→ EXTRACTED RECORDS
## start
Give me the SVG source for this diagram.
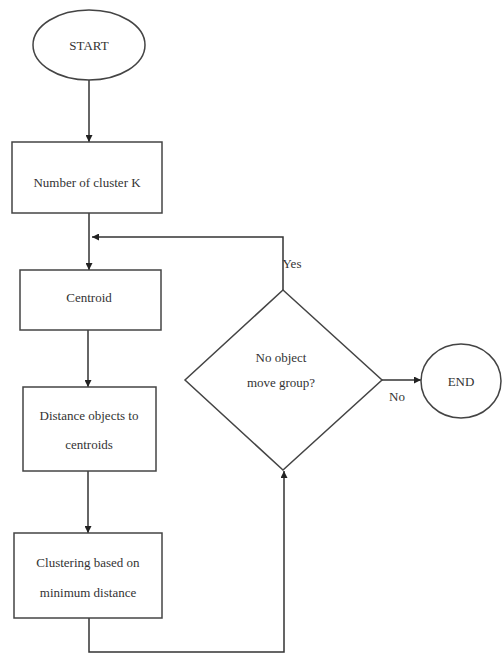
## end
## start
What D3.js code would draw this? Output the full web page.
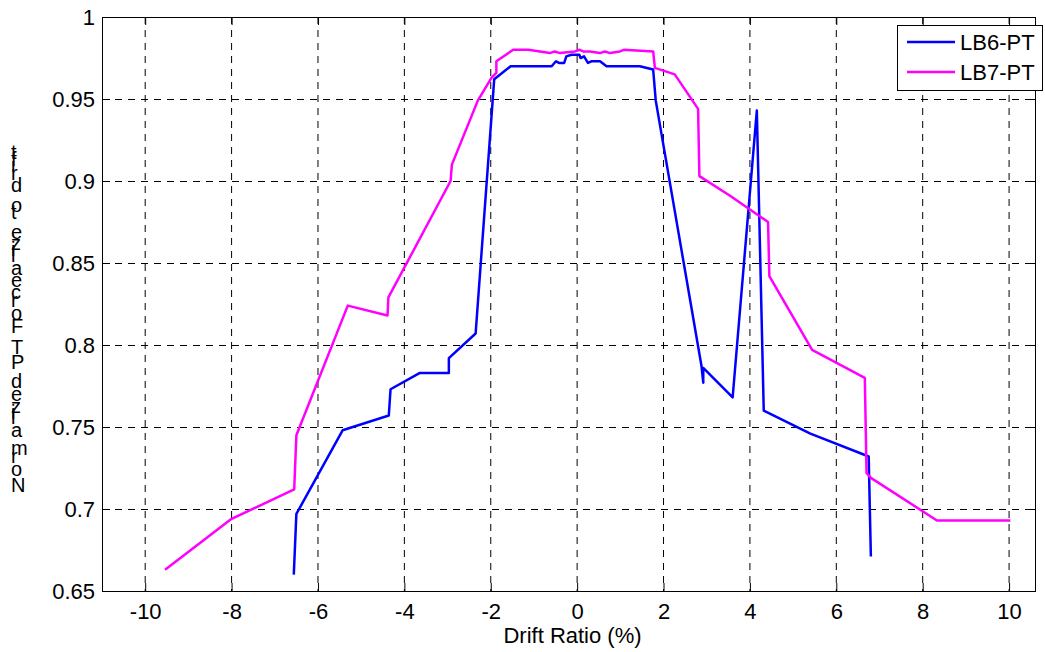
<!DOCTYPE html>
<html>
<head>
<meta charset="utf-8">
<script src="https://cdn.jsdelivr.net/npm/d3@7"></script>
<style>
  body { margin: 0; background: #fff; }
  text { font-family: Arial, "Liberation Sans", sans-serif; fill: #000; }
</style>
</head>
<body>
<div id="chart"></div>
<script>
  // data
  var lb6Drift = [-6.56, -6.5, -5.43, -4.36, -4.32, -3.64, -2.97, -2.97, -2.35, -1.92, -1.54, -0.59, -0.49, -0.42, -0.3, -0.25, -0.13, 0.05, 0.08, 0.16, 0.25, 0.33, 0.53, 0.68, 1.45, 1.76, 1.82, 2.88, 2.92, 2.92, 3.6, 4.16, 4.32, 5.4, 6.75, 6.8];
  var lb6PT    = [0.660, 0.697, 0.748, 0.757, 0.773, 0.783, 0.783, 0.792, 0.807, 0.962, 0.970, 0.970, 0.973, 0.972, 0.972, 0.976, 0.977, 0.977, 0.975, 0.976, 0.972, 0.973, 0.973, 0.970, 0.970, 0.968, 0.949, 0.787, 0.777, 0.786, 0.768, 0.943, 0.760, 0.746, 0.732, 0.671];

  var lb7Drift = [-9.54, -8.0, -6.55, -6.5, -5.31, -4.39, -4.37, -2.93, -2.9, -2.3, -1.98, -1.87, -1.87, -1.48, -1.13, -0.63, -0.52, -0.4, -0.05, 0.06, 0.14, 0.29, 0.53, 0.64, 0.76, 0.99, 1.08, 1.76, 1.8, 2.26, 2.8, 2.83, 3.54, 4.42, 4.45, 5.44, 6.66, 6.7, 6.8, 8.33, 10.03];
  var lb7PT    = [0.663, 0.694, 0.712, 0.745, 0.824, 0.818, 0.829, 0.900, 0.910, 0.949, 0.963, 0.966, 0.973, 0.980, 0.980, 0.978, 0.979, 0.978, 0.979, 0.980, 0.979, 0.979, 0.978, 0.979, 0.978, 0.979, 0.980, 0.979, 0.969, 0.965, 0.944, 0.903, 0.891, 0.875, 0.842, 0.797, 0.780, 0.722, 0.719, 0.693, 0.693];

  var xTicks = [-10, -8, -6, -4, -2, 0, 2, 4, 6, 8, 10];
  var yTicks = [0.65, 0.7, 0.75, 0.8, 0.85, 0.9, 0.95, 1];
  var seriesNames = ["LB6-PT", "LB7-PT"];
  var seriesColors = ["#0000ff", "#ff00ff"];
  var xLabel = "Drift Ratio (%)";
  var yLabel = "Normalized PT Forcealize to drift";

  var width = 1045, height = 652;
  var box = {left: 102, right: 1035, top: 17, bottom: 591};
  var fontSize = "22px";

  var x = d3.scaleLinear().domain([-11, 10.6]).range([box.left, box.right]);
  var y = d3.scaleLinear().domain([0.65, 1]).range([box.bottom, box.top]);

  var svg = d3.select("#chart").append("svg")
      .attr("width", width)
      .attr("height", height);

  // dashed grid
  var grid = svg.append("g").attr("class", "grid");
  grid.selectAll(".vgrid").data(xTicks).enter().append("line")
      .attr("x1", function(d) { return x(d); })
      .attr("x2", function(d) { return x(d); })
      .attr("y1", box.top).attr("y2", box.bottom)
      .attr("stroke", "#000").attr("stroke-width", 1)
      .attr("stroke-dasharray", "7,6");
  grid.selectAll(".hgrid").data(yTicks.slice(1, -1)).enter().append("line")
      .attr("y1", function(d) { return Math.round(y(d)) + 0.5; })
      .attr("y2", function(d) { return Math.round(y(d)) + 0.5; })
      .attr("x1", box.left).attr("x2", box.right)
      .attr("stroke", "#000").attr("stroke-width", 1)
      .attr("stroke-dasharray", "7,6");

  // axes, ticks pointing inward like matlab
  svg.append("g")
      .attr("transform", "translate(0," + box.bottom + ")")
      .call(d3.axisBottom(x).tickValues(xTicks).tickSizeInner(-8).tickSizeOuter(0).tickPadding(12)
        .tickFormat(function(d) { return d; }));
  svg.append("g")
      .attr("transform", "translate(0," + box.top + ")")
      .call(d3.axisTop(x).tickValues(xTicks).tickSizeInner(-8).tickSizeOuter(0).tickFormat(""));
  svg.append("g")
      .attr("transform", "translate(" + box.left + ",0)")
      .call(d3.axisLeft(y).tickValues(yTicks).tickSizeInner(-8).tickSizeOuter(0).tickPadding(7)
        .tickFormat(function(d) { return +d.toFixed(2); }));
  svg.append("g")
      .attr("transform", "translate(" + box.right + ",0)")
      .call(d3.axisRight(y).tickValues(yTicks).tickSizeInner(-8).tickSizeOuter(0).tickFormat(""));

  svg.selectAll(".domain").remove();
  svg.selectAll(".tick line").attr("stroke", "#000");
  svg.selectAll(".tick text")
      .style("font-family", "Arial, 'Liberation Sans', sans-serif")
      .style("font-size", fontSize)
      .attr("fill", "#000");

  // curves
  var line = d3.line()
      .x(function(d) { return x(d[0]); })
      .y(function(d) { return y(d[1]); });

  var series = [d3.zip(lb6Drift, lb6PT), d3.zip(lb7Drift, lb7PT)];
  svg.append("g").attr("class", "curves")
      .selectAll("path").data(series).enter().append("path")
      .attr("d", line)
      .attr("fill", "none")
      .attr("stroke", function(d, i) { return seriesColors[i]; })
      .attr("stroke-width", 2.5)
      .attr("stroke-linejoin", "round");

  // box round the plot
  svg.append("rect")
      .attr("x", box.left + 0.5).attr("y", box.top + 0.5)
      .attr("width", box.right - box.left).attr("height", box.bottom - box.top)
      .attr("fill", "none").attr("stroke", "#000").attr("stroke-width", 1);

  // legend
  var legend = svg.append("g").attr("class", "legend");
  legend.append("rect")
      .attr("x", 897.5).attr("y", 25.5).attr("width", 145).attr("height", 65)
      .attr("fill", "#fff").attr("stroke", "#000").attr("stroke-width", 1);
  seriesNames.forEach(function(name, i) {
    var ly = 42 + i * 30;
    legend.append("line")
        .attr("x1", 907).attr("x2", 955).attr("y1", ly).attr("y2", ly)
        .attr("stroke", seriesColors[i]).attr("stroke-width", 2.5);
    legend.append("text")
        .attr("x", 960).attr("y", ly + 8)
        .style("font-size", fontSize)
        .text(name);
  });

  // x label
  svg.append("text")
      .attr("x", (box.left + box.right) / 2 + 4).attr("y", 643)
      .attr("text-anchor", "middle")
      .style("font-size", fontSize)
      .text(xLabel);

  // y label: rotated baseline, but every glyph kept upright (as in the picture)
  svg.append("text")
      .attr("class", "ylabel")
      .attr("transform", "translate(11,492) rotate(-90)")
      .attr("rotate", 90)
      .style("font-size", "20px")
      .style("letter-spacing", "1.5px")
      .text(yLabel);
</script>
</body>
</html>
## end
## start
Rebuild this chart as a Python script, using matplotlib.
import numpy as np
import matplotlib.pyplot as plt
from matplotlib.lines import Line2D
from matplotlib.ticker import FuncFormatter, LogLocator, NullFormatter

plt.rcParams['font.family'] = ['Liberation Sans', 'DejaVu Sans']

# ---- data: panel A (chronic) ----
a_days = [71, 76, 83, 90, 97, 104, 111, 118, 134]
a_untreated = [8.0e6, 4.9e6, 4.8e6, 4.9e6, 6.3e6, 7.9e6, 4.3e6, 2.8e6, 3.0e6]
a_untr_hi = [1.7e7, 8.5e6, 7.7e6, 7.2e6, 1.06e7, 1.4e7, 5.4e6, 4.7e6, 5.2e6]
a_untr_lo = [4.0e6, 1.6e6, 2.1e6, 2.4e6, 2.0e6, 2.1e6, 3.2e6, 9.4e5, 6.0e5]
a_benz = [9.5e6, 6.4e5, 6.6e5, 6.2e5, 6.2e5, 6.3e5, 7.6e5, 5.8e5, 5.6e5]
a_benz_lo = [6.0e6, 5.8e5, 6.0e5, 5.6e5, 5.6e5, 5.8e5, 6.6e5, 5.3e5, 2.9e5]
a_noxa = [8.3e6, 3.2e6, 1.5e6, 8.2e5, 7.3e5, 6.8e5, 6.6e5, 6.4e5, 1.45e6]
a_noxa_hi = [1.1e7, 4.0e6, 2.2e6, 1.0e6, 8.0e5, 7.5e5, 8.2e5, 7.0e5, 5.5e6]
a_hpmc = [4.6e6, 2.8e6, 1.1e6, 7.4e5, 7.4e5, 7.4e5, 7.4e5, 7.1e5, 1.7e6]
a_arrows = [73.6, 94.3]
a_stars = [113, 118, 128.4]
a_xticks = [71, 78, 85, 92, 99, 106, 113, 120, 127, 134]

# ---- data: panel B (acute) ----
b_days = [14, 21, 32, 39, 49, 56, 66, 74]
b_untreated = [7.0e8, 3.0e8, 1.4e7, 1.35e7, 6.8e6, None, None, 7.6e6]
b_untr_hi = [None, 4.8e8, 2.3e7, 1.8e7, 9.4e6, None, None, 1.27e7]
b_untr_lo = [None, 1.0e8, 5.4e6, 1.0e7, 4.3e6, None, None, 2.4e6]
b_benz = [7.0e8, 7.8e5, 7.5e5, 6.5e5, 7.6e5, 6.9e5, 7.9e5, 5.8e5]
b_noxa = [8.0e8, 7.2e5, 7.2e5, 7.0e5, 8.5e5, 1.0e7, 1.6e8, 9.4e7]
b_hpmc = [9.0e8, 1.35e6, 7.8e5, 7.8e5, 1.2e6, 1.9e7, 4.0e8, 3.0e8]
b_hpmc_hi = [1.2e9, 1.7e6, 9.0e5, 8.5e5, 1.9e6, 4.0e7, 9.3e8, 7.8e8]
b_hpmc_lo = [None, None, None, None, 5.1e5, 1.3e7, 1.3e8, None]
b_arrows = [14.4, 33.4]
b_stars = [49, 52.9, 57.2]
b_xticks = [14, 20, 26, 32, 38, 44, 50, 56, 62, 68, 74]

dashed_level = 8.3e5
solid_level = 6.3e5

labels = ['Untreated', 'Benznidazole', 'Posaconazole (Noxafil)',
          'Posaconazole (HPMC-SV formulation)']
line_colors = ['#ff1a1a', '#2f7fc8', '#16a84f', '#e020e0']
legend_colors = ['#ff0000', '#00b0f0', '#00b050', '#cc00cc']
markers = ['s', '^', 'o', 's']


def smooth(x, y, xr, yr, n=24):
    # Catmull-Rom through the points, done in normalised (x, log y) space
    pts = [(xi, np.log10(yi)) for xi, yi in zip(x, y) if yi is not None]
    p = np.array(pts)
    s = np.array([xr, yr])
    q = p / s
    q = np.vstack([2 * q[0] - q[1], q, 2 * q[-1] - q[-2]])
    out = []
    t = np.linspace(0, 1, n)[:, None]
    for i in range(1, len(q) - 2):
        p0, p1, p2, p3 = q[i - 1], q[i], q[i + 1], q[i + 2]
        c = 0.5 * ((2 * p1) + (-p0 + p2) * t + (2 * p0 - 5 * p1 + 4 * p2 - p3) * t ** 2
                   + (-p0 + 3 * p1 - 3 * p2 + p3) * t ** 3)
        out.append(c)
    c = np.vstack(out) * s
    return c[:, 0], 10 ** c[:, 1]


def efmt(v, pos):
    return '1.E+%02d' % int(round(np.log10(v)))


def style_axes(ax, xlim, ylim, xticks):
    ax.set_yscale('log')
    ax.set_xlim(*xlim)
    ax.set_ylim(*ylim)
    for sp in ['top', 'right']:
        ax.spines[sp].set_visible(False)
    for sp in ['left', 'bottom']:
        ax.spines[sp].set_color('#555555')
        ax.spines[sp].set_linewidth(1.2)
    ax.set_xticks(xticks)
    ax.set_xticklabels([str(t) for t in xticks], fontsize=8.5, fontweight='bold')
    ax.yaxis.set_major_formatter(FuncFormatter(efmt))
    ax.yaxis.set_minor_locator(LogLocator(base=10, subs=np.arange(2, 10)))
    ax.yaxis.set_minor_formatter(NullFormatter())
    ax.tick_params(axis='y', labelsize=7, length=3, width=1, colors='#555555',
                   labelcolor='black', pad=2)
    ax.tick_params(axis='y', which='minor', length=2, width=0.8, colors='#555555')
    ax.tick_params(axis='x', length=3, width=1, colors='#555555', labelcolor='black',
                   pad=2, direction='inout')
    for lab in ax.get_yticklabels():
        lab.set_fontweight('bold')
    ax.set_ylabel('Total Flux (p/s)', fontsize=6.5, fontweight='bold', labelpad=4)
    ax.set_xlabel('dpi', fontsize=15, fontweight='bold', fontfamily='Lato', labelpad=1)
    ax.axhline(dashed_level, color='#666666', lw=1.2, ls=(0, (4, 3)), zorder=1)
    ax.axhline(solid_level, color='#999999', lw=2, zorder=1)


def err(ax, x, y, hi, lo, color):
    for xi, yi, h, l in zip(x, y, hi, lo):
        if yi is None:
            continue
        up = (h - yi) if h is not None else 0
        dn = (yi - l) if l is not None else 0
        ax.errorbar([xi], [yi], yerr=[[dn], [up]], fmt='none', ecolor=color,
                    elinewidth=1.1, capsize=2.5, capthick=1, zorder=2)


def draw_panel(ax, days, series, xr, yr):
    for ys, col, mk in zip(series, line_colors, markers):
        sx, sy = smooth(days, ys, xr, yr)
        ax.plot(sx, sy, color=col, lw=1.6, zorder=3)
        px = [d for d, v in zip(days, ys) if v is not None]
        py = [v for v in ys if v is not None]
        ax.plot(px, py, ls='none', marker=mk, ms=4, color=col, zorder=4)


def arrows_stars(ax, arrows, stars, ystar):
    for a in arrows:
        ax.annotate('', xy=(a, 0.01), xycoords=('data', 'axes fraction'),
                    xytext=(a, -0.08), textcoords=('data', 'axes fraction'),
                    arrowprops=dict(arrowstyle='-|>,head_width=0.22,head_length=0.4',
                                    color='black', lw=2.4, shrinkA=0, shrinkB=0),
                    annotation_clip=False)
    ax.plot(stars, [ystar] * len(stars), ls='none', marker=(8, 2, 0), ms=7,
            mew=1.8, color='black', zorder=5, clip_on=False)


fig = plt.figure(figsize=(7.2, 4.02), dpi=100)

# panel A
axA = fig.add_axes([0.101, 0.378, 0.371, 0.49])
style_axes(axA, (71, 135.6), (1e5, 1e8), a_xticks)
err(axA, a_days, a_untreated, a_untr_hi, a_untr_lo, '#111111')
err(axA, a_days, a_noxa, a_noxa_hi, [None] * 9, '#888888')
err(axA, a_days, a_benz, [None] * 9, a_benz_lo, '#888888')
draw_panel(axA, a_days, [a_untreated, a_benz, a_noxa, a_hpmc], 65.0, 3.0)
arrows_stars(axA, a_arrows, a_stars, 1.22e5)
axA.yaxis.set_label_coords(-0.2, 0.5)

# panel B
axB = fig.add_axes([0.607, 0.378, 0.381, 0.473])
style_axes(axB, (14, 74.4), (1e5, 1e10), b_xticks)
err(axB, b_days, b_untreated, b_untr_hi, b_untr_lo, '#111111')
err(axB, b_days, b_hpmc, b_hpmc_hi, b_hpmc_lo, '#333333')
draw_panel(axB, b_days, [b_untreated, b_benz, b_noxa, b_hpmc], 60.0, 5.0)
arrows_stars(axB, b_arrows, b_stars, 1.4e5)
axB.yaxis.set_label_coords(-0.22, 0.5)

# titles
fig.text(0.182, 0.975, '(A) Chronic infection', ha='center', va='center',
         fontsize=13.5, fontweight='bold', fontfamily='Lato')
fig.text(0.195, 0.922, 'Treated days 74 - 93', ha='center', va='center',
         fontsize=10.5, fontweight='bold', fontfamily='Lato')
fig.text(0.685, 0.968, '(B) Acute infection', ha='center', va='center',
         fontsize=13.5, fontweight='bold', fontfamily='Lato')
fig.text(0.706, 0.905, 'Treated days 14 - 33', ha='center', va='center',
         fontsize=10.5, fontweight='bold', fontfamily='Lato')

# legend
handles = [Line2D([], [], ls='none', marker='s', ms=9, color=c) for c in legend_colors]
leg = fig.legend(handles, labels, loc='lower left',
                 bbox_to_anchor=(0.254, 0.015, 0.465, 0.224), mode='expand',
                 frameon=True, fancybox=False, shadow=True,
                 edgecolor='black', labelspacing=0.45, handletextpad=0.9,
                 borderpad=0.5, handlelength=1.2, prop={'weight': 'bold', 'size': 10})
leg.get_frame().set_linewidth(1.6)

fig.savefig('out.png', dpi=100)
## end
→ EXERCISE GOAL
Scan the material for lines with the word "this", and copy each line you find.

→ EXERCISE ANSWER
Give me the SVG source for this diagram.
What D3.js code would draw this? Output the full web page.
Rebuild this chart as a Python script, using matplotlib.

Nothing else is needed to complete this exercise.